We observe entropy decrease towards the past. Does this imply that in the past the world was in a non-generic microstate? I point out an alternative. The subsystem to which we belong interacts with the universe via a relatively small number of quantities, which define a coarse graining. Entropy happens to depend on coarse graining. Therefore, the entropy we ascribe to the universe depends on the peculiar coupling between us and the rest of the universe. Low past entropy may be due to the fact that this coupling (rather than microstate of the universe) is non-generic. I argue that for any generic microstate of a sufficiently rich system there are always special subsystems defining a coarse graining for which the entropy of the rest is low in one time direction (the “past”). These are the subsystems allowing creatures that “live in time” – such as those in the biosphere – to exist. I reply to some objections raised to an earlier presentation of this idea, in particular by Bob Wald, David Albert and Jim Hartle.

The Problem

An imposing aspect of the Cosmos is the mighty daily rotation of Sun, Moon, planets, stars and all galaxies around us. Why does the Cosmos so rotate? Well, it is not really the Cosmos that rotates, it is us. The rotation of the sky is a perspectival phenomenon: we understand it better as due to the peculiarity of our own moving point of view, rather than a global feature of all celestial objects.

A vivid feature of the world is its being in color: each dot of each object has one of the colors out of a three-dimensional (3D) color-space. Why?

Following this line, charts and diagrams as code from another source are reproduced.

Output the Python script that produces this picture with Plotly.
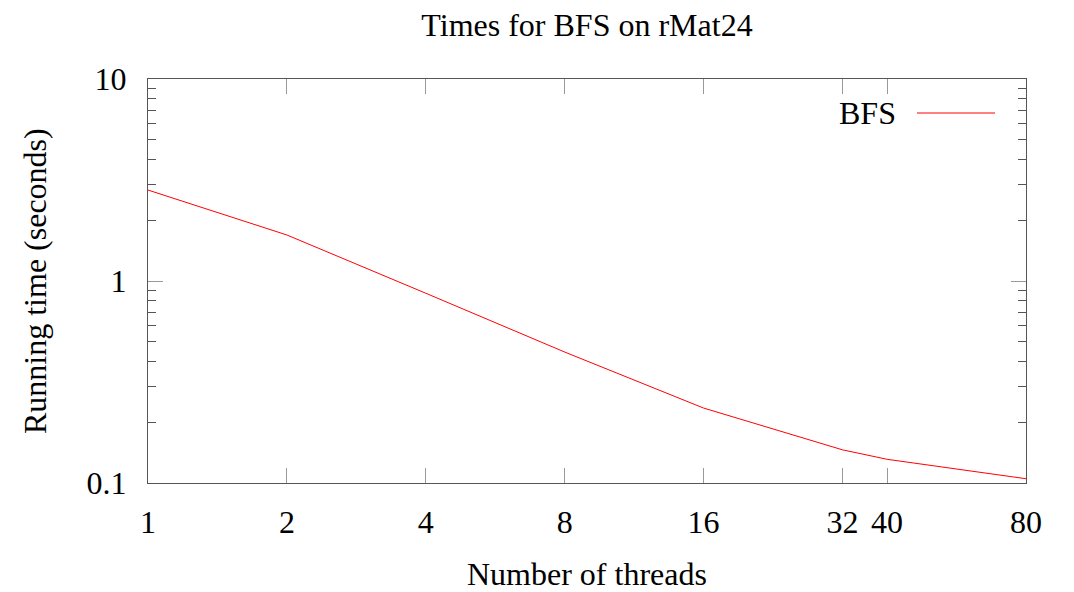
import plotly.graph_objects as go

threads = [1, 2, 4, 8, 16, 32, 40, 80]
times = [2.82, 1.69, 0.87, 0.445, 0.235, 0.146, 0.131, 0.105]
x_ticks = [1, 2, 4, 8, 16, 32, 40, 80]
y_ticks = [0.1, 1, 10]
y_tick_labels = ["0.1", "1", "10"]
y_minor = [0.2, 0.3, 0.4, 0.5, 0.6, 0.7, 0.8, 0.9, 2, 3, 4, 5, 6, 7, 8, 9]

FONT = "Liberation Serif"
FS = 32

fig = go.Figure()
fig.add_trace(go.Scatter(x=threads, y=times, mode="lines",
                         line=dict(color="#ff0000", width=1), name="BFS",
                         showlegend=False))

# page body has an 8px margin, so the figure is drawn 8px smaller and offset
OFF = 8
W, H = 1074 - OFF, 592 - OFF
L, R, T, B = 148 - OFF, 48, 79 - OFF, 109
pw, ph = W - L - R, H - T - B

def px(xr):  # reference pixel x -> paper
    return (xr - OFF - L) / pw

def py(yr):  # reference pixel y -> paper
    return (T + ph - (yr - OFF)) / ph

fig.update_layout(
    width=W, height=H,
    margin=dict(l=L, r=R, t=T, b=B),
    paper_bgcolor="white", plot_bgcolor="white",
    font=dict(family=FONT, size=FS, color="black"),
    title=dict(text="Times for BFS on rMat24", x=(L + pw / 2) / W, xanchor="center",
               y=1 - (25 - OFF) / H, yanchor="middle", font=dict(family=FONT, size=FS)),
)
fig.update_xaxes(
    type="log", range=[0, 1.90309], tickvals=x_ticks, ticktext=[str(v) for v in x_ticks],
    ticks="inside", ticklen=15, tickwidth=1, tickcolor="#999999",
    showline=True, linecolor="#555555", linewidth=1, mirror="allticks",
    showgrid=False, zeroline=False, ticklabelstandoff=11,
)
fig.update_yaxes(
    type="log", range=[-1, 1], tickvals=y_ticks, ticktext=y_tick_labels,
    ticks="inside", ticklen=15, tickwidth=1, tickcolor="#999999",
    showline=True, linecolor="#555555", linewidth=1, mirror="allticks",
    showgrid=False, zeroline=False, ticklabelstandoff=14,
    minor=dict(tickvals=y_minor, ticks="inside", ticklen=8, tickcolor="#555555", showgrid=False),
)

# axis titles
fig.add_annotation(text="Number of threads", xref="paper", yref="paper",
                   x=0.5, y=py(574), xanchor="center", yanchor="middle",
                   showarrow=False, font=dict(family=FONT, size=FS))
fig.add_annotation(text="Running time (seconds)", xref="paper", yref="paper",
                   x=px(35), y=0.5, xanchor="center", yanchor="middle",
                   textangle=-90, showarrow=False, font=dict(family=FONT, size=FS))

# legend (gnuplot style: text then sample line)
ly = py(113)
fig.add_annotation(text="BFS", xref="paper", yref="paper",
                   x=px(898), y=ly, xanchor="right", yanchor="middle",
                   showarrow=False, font=dict(family=FONT, size=FS))
fig.add_shape(type="line", xref="paper", yref="paper",
              x0=px(917), x1=px(995), y0=ly, y1=ly,
              line=dict(color="#ff0000", width=1))

fig.write_html("out.html")
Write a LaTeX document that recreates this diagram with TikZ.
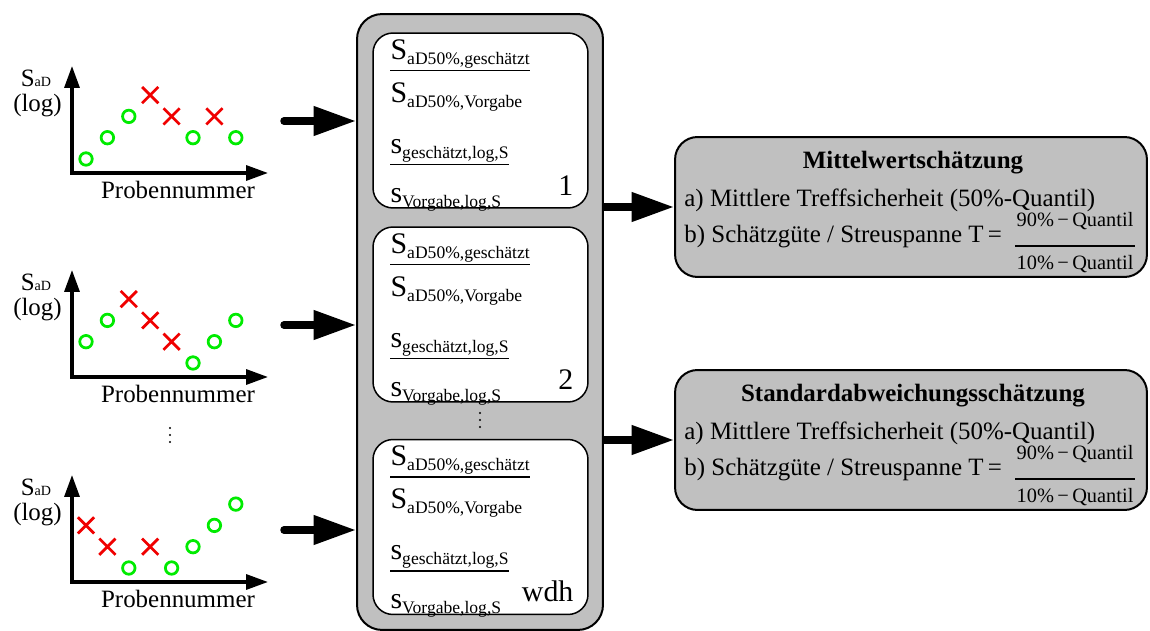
\documentclass[tikz,border=0pt]{standalone}
\usepackage{fontspec}
\setmainfont{Liberation Serif}
\usetikzlibrary{arrows.meta,positioning,shapes.misc,calc}
\definecolor{boxgray}{RGB}{192,192,192}
\definecolor{okgreen}{RGB}{0,235,0}
\definecolor{failred}{RGB}{240,0,0}
\newcommand{\lowsub}[1]{\raisebox{-0.1cm}{\fontsize{10pt}{11pt}\selectfont #1}}

\begin{document}
\begin{tikzpicture}[
x=0.02cm, y=-0.02cm,
txt/.style={
  inner sep=0pt,
  font=\fontsize{14.2pt}{17pt}\selectfont
  },
bigS/.style={
  inner xsep=0pt,
  inner ysep=0.04cm,
  font=\fontsize{17pt}{20pt}\selectfont
  },
frac/.style={
  inner sep=0pt,
  font=\fontsize{11.6pt}{13pt}\selectfont
  },
dot/.style={
  circle,
  fill,
  minimum size=0.045cm,
  inner sep=0pt
  },
mko/.style={
  circle,
  draw=okgreen,
  line width=0.055cm,
  minimum size=0.25cm,
  inner sep=0pt
  },
mkx/.style={
  cross out,
  draw=failred,
  line width=0.055cm,
  minimum size=0.27cm,
  inner sep=0pt
  },
axis/.style={
  line width=0.066cm,
  {Triangle[length=0.44cm,width=0.3cm]}-{Triangle[length=0.44cm,width=0.3cm]}
  },
fat/.style={
  line width=0.15cm,
  -{Triangle[length=0.85cm,width=0.56cm]}
  },
frame/.style={
  draw,
  fill=boxgray,
  line width=0.04cm,
  rounded corners=0.5cm
  },
ratio/.style={
  draw,
  fill=white,
  line width=0.03cm,
  rounded corners=0.4cm,
  minimum width=4.3cm,
  minimum height=3.5cm
  },
result/.style={
  frame,
  rounded corners=0.45cm,
  minimum width=9.44cm,
  minimum height=2.8cm
  },
bar/.style={
  line width=0.03cm
  }
]

\useasboundingbox (0,0) rectangle (1150,631);

%The sample plots on the left
\foreach \p/\oy/\pts in {1/173/{o/0,o/1,o/2,x/3,x/2,o/1,x/2,o/1},
                         2/377/{o/1,o/2,x/3,x/2,x/1,o/0,o/1,o/2},
                         3/582/{x/2,x/1,o/0,x/1,o/0,o/1,o/2,o/3}}{
  \coordinate (o\p) at (72,\oy);
  \coordinate (xe\p) at (268,\oy);
  \coordinate (ye\p) at (72,\oy-107);
  \draw[axis] (ye\p) -- (o\p) -- (xe\p);
  \node[txt] (sad\p) at (36,\oy-95)
    {S{\fontsize{8pt}{9pt}\selectfont aD}};
  \node[txt] (log\p) at (37.5,\oy-67)
    {(log)};
  \node[txt] (pn\p) at (178,\oy+17)
    {Probennummer};
  \foreach \m/\l [count=\k from 0] in \pts
    \node[mk\m] (p\p-\k) at (86+21.4*\k,\oy-14-21.3*\l) {};
  \coordinate (src\p) at (284,\oy-52);
}
\foreach \j in {0,1,2}
  \node[dot] (more\j) at (170,428+7*\j) {};

%The middle frame
\node[frame, minimum width=4.92cm, minimum height=12.32cm] (mid) at (480,322) {};

\foreach \i/\cy/\nr in {1/120.5/1,2/314.5/2,3/527/wdh}{
  \node[ratio] (r\i) at (480.5,\cy) {};
  \node[bigS, anchor=base west] (gn\i) at ($(r\i.north west)+(18,27)$)
    {S\lowsub{aD50\%,geschätzt}};
  \node[bigS, anchor=base west] (gd\i) at ($(gn\i.base west)+(0,43)$)
    {S\lowsub{aD50\%,Vorgabe}};
  \node[bigS, anchor=base west] (sn\i) at ($(gn\i.base west)+(0,94)$)
    {s\lowsub{geschätzt,log,S}};
  \node[bigS, anchor=base west] (sd\i) at ($(gn\i.base west)+(0,143)$)
    {s\lowsub{Vorgabe,log,S}};
  \draw[bar] (gn\i.south west) -- (gn\i.south east);
  \draw[bar] (sn\i.south west) -- (sn\i.south east);
  \node[bigS, anchor=base east] (nr\i) at ($(r\i.north east)+(-15,163)$)
    {\nr};
}
\foreach \j in {0,1,2}
  \node[dot] (gap\j) at (480,413+7*\j) {};

%The result boxes on the right
\foreach \r/\cy/\ttl in {A/207/Mittelwertschätzung,B/440/Standardabweichungsschätzung}{
  \node[result] (res\r) at (911,\cy) {};
  \node[txt, anchor=base] (tit\r) at ($(res\r.north)+(2,32)$)
    {\textbf{\ttl}};
  \node[txt, anchor=base west] (qa\r) at ($(res\r.north west)+(10,70)$)
    {a) Mittlere Treffsicherheit (50\%-Quantil)};
  \node[txt, anchor=base west] (qb\r) at ($(res\r.north west)+(10,106)$)
    {b) Schätzgüte / Streuspanne T\,=};
  \node[frac, anchor=base west] (num\r) at ($(qb\r.base east)+(14,-16)$)
    {90\%\,−\,Quantil};
  \node[frac, anchor=base west] (den\r) at ($(num\r.base west)+(0,43)$)
    {10\%\,−\,Quantil};
  \draw[bar] ($(num\r.base west)+(-1,20)$) -- ($(num\r.base east)+(1,20)$);
}

%Arrows
\foreach \p in {1,2,3}
  \draw[fat, line cap=round] (src\p) -- (src\p -| mid.west);
\draw[fat] (mid.east |- resA.west) -- (resA.west);
\draw[fat] (mid.east |- resB.west) -- (resB.west);

\end{tikzpicture}
\end{document}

Well, it is us that have three kinds of receptors in our eyes, giving the 3D color space. The 3D space of the world's colors is perspectival: we understand it better as a consequence of the peculiarity of our own physiology, rather than the Maxwell equations.

The list of conspicuous phenomena that have turned out to be perspectival is long; recognizing them has been a persistent aspect of the progress of science.

A vivid aspect of reality is the flow of time; more precisely: the fact that the past is different from the future. Most observed phenomena violate time reversal invariance strongly. Could this be a perspectival phenomenon as well? Here I suggest that this is a likely possibility.